I like the connection between making trouble, comedy and women. I am very interested in the exploring how comedy/laughter/humor fit into troublemaking and its role in resistance and transformation. I have wanted to watch this for awhile, but it is not available on DVD. I just might have to arrange for a special screening this year.
THREE Female Trouble is part of John Water’s Trash Trilogy. It came out the year I was born (1974) and chronicles the descent of Dawn Davenport (Divine) into the world of crime and the criminal.
What can I say? This movie is crazy and gross and fabulous. I previewed it this spring and then screened parts of it in my Feminist and Queer Explorations in Troublemaking class. Judith Butler makes reference to it in the original preface to Gender Trouble and it (and Waters and Divine) has a lot to say about the links between troublemaking, deliquency, gender performance, and trash-as-abject. It is available on DVD and worth a screening–just don’t watch it on a full stomach.
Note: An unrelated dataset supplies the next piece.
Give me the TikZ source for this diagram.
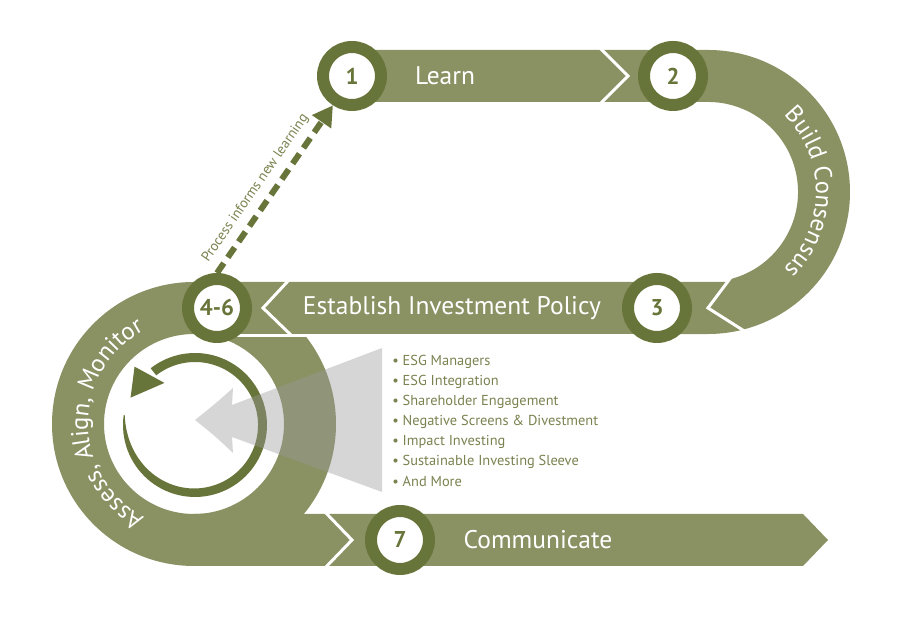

I totally want to come to the special screening! Also- think about how a lot of women comics are always seen as troublemakers in some way – Kathy Griffin immediately comes to mind in the current context but Rosie O’Donnel, Roseanne and Joan Rivers represent troublemaking in their own ways. Imagine all the things you could say about them! I think partly why they are branded “troublemakers” (in the negative sense of the word) is largely in part (if not all) due to their gendered status as women attempting to make a name for themselves in a very male-dominated segment of the entertainment world. Also, I’m thinking of Wanda Sykes (with her white house “trouble”) and Ellen Degeneres (with her coming out “trouble”) too. Oh man, add this to the list of things to talk about next week!
I love the connection between comedy and troublemaking–that has always been an important part of my own thinking about trouble. In my troublemaking course I taught a chapter about Roseanne Barr from a book called “Unruly Women.” Good stuff. This semester in queering theory we will be reading about Margaret Cho. Let’s organize a special screening for the department!